**Short problem**
Omit the pictures, then write out every entry exactly as it reads.

**The data**
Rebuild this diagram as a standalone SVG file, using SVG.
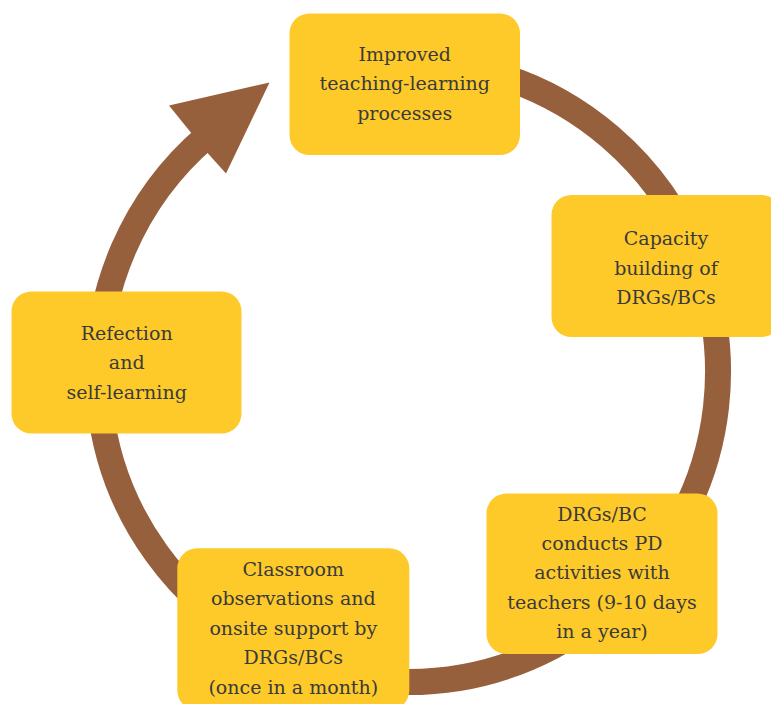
<svg xmlns="http://www.w3.org/2000/svg" width="771" height="704" viewBox="0 0 771 704">
<style>
.ring{fill:none;stroke:#97603D;stroke-width:26}
.head{fill:#97603D}
.box{fill:#FECA29}
.lbl{font-family:"DejaVu Serif","Liberation Serif",serif;font-size:19px;fill:#3a3a3a;text-anchor:middle}
</style>
<rect width="771" height="704" fill="#ffffff"/>
<g id="connectors">
<path class="ring" d="M 327.8 72.6 A 310 310 0 1 1 206.7 136.3"/>
<polygon class="head" points="269.5,82.5 169,105.5 190,131.5 208,153.5 226,173.5"/>
</g>
<g id="node-improved">
<rect class="box" x="289.5" y="13.5" width="230.5" height="141.5" rx="20"/>
<text class="lbl" x="404.75" y="60.5">Improved</text>
<text class="lbl" x="404.75" y="90">teaching-learning</text>
<text class="lbl" x="404.75" y="119.5">processes</text>
</g>
<g id="node-capacity">
<rect class="box" x="551.5" y="195" width="230" height="142" rx="20"/>
<text class="lbl" x="666" y="245">Capacity</text>
<text class="lbl" x="666" y="274.5">building of</text>
<text class="lbl" x="666" y="304">DRGs/BCs</text>
</g>
<g id="node-pd">
<rect class="box" x="486.5" y="493.5" width="231" height="160.5" rx="20"/>
<text class="lbl" x="602" y="520.7">DRGs/BC</text>
<text class="lbl" x="602" y="550">conducts PD</text>
<text class="lbl" x="602" y="579.3">activities with</text>
<text class="lbl" x="602" y="609">teachers (9-10 days</text>
<text class="lbl" x="602" y="638.3">in a year)</text>
</g>
<g id="node-classroom">
<rect class="box" x="177.3" y="548.3" width="232" height="162" rx="20"/>
<text class="lbl" x="293.3" y="575.7">Classroom</text>
<text class="lbl" x="293.3" y="605">observations and</text>
<text class="lbl" x="293.3" y="634.5">onsite support by</text>
<text class="lbl" x="293.3" y="664">DRGs/BCs</text>
<text class="lbl" x="293.3" y="693.5">(once in a month)</text>
</g>
<g id="node-reflection">
<rect class="box" x="11.5" y="291.5" width="230" height="142" rx="20"/>
<text class="lbl" x="126.7" y="339.5">Refection</text>
<text class="lbl" x="126.7" y="369">and</text>
<text class="lbl" x="126.7" y="398.5">self-learning</text>
</g>
</svg>
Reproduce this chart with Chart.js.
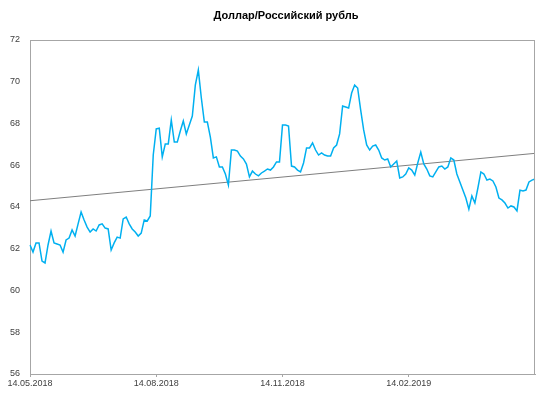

**Complete response**
Rebuild this diagram as a standalone SVG file, using SVG.
<svg xmlns="http://www.w3.org/2000/svg" width="771" height="704" viewBox="0 0 771 704">
<style>
.ring{fill:none;stroke:#97603D;stroke-width:26}
.head{fill:#97603D}
.box{fill:#FECA29}
.lbl{font-family:"DejaVu Serif","Liberation Serif",serif;font-size:19px;fill:#3a3a3a;text-anchor:middle}
</style>
<rect width="771" height="704" fill="#ffffff"/>
<g id="connectors">
<path class="ring" d="M 327.8 72.6 A 310 310 0 1 1 206.7 136.3"/>
<polygon class="head" points="269.5,82.5 169,105.5 190,131.5 208,153.5 226,173.5"/>
</g>
<g id="node-improved">
<rect class="box" x="289.5" y="13.5" width="230.5" height="141.5" rx="20"/>
<text class="lbl" x="404.75" y="60.5">Improved</text>
<text class="lbl" x="404.75" y="90">teaching-learning</text>
<text class="lbl" x="404.75" y="119.5">processes</text>
</g>
<g id="node-capacity">
<rect class="box" x="551.5" y="195" width="230" height="142" rx="20"/>
<text class="lbl" x="666" y="245">Capacity</text>
<text class="lbl" x="666" y="274.5">building of</text>
<text class="lbl" x="666" y="304">DRGs/BCs</text>
</g>
<g id="node-pd">
<rect class="box" x="486.5" y="493.5" width="231" height="160.5" rx="20"/>
<text class="lbl" x="602" y="520.7">DRGs/BC</text>
<text class="lbl" x="602" y="550">conducts PD</text>
<text class="lbl" x="602" y="579.3">activities with</text>
<text class="lbl" x="602" y="609">teachers (9-10 days</text>
<text class="lbl" x="602" y="638.3">in a year)</text>
</g>
<g id="node-classroom">
<rect class="box" x="177.3" y="548.3" width="232" height="162" rx="20"/>
<text class="lbl" x="293.3" y="575.7">Classroom</text>
<text class="lbl" x="293.3" y="605">observations and</text>
<text class="lbl" x="293.3" y="634.5">onsite support by</text>
<text class="lbl" x="293.3" y="664">DRGs/BCs</text>
<text class="lbl" x="293.3" y="693.5">(once in a month)</text>
</g>
<g id="node-reflection">
<rect class="box" x="11.5" y="291.5" width="230" height="142" rx="20"/>
<text class="lbl" x="126.7" y="339.5">Refection</text>
<text class="lbl" x="126.7" y="369">and</text>
<text class="lbl" x="126.7" y="398.5">self-learning</text>
</g>
</svg>
Reproduce this chart with Chart.js.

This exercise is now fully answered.